Push It Real Good

I don’t mean to be turning negative with this blog o’ mine, but this business of music is pretty damned negative. Read Nikki Sixx’s Heroine Diaries. I’ve been especially negative towards hip-hop and R&B as evidenced by my Kanye rants. Anyway, on with the negativity.

This afternoon I was listening to one of my favorite radio stations, Triple J, from Australia, when Push It, from the album Desire, by Pharoahe Monch came on. Normally I get pretty pumped when a song I played bass on comes on the radio, but today I got pissed off. Really pissed off.

When I wrote about recording bass on that song from the album I left out a small detail. Mainly because I was trying to be the better man, but now, screw it. I’m tired of being nice. Here’s the real deal – the reason I’m pissed off.

That day I got a call from James (from Atomic Brother) sometime after 5pm saying that he got a call from Pharoahe’s manager Angie asking if I was available to record bass as soon as possible. He called me right away, and lucky for them I was in the neighborhood and available, but didn’t have my bass. I told him to ring her up and have her call me with the details, he’d already told her my rate.

She rang me right away saying that Pharoahe needed me right away, that they had a bass in the studio and that they could pay my fee. After a a little while on the phone I got to the studio just before 6pm. I met Angie and she showed me around the place and I asked what was going on. She told me that Pharoahe was recording some backing vocal tracks and it would be a few minutes and she led me into the studio to meet the man.

I met Pharoahe right away and he was wondering why I was there, they weren’t ready for me. They’d need an hour at least. I figured that wasn’t a big deal, I’d sit around and watch them record. So after about an hour I was getting antsy, and they weren’t getting anywhere with vocals. They all just kept smoking and drinking and adding more and more layers of vocals I forget the one guy’s name (I actually forgot all their names), but he just kept taking hits and saying that he was a genius and needed to record more. He wouldn’t stop.

So, I asked when they were going to get to me. If they were going to keep this up I’d rather leave. My fee wasn’t high enough to deal with this. So anyway, Pharoahe decided he’d rather have me record the part than leave. You can read how that went here.

So, after I finished recording they were all excited and in love with the part, Pharoahe told me to go see Angie to get paid. I went out to the lobby to meet Angie and she asked how it went and if things were OK. She said she had to see Pharoahe about paying me and she’d be right back. After seeing the boss she said that they could pay me for the session, that I could have 20 bucks for a cab. Bullshit!

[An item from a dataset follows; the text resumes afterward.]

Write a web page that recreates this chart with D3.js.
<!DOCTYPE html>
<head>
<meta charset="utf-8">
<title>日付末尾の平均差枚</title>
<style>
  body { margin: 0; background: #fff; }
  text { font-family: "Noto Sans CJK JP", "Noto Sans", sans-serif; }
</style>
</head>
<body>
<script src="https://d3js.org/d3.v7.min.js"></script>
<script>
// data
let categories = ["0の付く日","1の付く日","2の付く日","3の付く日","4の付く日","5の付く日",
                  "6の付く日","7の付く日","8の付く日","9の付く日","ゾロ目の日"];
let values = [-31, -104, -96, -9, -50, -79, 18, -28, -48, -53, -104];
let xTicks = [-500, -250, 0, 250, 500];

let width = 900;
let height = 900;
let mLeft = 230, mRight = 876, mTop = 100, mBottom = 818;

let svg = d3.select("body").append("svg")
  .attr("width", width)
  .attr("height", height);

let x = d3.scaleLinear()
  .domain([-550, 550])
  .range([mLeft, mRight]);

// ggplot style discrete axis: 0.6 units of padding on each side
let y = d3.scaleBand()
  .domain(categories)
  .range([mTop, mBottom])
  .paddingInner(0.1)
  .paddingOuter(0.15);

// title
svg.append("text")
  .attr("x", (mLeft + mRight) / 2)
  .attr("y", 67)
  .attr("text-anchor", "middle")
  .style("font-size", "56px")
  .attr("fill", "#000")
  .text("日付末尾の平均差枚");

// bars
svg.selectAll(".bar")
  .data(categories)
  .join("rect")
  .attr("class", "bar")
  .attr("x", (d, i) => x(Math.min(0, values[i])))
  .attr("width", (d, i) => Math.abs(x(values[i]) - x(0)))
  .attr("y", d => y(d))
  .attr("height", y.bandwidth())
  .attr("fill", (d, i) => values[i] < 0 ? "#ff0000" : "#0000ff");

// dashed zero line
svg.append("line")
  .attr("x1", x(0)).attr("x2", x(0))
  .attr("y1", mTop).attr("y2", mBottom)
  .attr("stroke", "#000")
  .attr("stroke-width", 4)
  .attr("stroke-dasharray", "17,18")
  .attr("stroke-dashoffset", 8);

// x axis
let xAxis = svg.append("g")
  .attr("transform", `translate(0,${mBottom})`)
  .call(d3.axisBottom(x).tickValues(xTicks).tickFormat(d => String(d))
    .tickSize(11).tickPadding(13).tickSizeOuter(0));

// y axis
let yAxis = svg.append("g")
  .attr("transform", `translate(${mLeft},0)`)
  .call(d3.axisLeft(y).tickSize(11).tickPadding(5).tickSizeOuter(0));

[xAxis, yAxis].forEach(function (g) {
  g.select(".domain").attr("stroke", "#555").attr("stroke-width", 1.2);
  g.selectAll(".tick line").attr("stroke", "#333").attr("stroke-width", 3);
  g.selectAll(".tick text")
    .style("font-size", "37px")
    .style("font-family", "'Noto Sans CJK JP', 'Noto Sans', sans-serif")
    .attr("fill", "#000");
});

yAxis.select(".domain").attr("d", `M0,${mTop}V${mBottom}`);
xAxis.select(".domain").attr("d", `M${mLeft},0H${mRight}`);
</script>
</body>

I told her how much my cab to back to my place in Jersey would cost (much more than my fee) and she offered me cab fare to the train or bus station (which was 4-5 blocks walk away) instead.

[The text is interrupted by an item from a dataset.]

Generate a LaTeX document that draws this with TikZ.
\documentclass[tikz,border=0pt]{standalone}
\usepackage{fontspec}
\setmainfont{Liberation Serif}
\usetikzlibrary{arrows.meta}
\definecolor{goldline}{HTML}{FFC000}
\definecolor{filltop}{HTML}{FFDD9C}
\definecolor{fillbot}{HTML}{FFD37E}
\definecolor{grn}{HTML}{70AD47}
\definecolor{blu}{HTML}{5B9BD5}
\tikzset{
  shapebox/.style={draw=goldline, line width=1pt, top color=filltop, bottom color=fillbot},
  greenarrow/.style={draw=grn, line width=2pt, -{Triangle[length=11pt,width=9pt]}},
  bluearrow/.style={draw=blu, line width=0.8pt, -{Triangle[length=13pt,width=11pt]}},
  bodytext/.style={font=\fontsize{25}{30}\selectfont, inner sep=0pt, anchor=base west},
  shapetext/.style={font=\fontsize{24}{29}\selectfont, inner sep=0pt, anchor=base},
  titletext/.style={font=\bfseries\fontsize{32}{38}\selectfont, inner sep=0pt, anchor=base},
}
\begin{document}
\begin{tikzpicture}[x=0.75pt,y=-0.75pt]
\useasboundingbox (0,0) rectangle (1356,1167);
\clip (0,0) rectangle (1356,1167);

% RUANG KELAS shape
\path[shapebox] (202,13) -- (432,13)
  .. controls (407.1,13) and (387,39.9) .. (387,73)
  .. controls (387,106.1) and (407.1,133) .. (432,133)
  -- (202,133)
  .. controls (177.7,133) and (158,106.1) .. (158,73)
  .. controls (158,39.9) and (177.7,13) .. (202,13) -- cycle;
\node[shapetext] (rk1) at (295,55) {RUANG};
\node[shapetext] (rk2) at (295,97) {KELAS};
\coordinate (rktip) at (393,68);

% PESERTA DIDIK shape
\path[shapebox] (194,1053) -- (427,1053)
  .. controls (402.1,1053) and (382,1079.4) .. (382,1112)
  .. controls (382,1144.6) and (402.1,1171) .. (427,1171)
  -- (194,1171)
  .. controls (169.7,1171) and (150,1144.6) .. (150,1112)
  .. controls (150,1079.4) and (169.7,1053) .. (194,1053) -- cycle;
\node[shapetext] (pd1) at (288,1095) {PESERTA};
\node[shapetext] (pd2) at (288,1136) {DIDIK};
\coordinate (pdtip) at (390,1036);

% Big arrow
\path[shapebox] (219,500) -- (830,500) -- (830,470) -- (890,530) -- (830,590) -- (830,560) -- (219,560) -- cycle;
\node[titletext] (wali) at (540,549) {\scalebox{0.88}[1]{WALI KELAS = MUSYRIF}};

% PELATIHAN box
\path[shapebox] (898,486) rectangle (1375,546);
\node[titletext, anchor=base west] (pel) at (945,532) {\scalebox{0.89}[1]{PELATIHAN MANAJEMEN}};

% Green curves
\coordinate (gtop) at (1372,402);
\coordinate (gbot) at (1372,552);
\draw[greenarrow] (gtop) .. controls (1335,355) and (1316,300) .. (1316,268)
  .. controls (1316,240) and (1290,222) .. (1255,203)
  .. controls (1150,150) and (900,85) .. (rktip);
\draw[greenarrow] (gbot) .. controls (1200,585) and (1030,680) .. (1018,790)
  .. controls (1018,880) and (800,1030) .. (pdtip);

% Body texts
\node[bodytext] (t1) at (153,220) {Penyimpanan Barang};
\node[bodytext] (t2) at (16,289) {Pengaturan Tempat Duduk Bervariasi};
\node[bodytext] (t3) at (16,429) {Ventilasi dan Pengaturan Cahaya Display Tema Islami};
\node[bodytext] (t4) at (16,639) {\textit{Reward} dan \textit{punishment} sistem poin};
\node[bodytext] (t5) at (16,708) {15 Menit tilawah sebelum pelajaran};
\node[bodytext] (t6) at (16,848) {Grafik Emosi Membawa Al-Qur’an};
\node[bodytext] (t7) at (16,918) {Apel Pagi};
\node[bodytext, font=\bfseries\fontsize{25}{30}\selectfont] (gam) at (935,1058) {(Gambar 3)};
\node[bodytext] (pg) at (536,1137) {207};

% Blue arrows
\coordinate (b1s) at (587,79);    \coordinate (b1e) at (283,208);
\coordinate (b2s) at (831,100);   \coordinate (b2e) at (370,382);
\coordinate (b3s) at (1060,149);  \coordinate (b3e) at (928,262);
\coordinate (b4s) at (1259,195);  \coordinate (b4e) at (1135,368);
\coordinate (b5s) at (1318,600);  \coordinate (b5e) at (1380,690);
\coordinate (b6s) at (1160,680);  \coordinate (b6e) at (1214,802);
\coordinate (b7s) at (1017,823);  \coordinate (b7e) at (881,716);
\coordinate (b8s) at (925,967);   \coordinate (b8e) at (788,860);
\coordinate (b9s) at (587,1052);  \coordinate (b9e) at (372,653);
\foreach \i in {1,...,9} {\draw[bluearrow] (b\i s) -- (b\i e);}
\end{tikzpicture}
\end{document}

Explaining that wasn’t the deal, that they owed me my fee, she said it was Eminem’s fault because he hasn’t paid them the advance for the recording yet, and they were paying SO much for the studio, they couldn’t afford me. Eminem’s fault and the studio cost too much. She had to be kidding right? If they couldn’t afford me, why the hell would she call me agreeing to my fee? They had no intention of paying me. To top it all off, after I filled out all the paperwork, making sure that I would get credit on the recording, I finally got my hands on a copy and I didn’t get credited for playing bass on the track. Turns out nobody got credit except all the singers getting drunk and stoned that day.

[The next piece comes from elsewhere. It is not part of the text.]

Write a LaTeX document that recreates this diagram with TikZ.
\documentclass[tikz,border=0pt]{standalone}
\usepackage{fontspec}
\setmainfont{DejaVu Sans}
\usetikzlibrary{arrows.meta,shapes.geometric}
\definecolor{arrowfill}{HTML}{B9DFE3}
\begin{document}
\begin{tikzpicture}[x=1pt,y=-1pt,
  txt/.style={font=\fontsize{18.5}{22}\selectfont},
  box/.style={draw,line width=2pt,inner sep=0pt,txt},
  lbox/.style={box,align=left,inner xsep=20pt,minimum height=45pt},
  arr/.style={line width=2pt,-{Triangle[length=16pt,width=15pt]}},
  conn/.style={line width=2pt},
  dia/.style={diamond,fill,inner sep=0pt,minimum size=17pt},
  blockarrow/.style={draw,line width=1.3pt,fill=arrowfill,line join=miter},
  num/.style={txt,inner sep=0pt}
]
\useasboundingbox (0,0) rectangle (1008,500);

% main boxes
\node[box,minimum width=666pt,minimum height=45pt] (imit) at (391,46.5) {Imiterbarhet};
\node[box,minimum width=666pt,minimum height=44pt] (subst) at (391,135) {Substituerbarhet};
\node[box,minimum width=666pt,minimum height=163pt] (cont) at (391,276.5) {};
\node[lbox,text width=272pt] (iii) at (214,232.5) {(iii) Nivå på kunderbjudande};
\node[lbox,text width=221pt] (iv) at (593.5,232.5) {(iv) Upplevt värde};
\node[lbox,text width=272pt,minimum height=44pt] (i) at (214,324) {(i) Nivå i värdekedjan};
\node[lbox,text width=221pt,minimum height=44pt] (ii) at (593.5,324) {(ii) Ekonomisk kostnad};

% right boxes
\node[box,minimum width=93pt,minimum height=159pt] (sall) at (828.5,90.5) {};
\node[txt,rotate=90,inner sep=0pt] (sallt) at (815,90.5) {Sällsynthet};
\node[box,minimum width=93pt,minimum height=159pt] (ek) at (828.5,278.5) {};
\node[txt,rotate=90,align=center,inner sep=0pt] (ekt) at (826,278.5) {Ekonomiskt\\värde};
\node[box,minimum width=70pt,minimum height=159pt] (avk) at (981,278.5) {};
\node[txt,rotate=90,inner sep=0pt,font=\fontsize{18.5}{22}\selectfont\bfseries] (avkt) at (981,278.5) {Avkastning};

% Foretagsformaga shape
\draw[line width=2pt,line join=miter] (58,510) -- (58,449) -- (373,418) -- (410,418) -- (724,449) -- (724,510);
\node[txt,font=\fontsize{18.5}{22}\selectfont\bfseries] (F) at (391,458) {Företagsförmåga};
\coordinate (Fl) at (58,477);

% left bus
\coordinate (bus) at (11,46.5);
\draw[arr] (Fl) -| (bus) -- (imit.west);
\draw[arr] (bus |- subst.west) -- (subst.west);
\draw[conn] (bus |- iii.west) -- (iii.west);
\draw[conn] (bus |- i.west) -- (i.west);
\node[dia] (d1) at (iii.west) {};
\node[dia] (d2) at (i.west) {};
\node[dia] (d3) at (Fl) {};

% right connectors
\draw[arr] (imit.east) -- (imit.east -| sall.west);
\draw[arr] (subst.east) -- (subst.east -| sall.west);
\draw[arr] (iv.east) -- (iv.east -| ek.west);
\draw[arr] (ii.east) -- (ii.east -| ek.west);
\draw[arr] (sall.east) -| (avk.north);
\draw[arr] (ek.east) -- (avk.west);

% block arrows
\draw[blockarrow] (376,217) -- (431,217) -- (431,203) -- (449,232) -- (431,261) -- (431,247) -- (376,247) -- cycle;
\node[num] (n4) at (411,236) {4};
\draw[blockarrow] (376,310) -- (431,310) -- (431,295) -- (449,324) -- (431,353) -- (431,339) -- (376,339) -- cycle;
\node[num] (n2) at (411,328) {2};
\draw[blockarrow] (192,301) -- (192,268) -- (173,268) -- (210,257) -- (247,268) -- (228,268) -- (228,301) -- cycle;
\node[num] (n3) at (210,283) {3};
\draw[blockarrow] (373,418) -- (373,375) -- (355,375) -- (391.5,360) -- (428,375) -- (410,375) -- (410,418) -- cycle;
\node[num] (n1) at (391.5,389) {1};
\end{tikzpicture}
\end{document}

Needless to say, I never got paid and James has one less “friend.” What makes it worse is that this asshole is selling records all over the world and getting radio play all over the world and I can’t get performer royalties through SoundExchange because they didn’t credit me! I could sue, but it would cost more money than I’d get out of it. So he kicks back and collects royalties and he couldn’t pay me my tiny little fee. I chalk it up to yet another hip-hip session gone bad – and there have been many sessions gone bad. And people wonder why I refuse to play on R&B and hip-hop records anymore!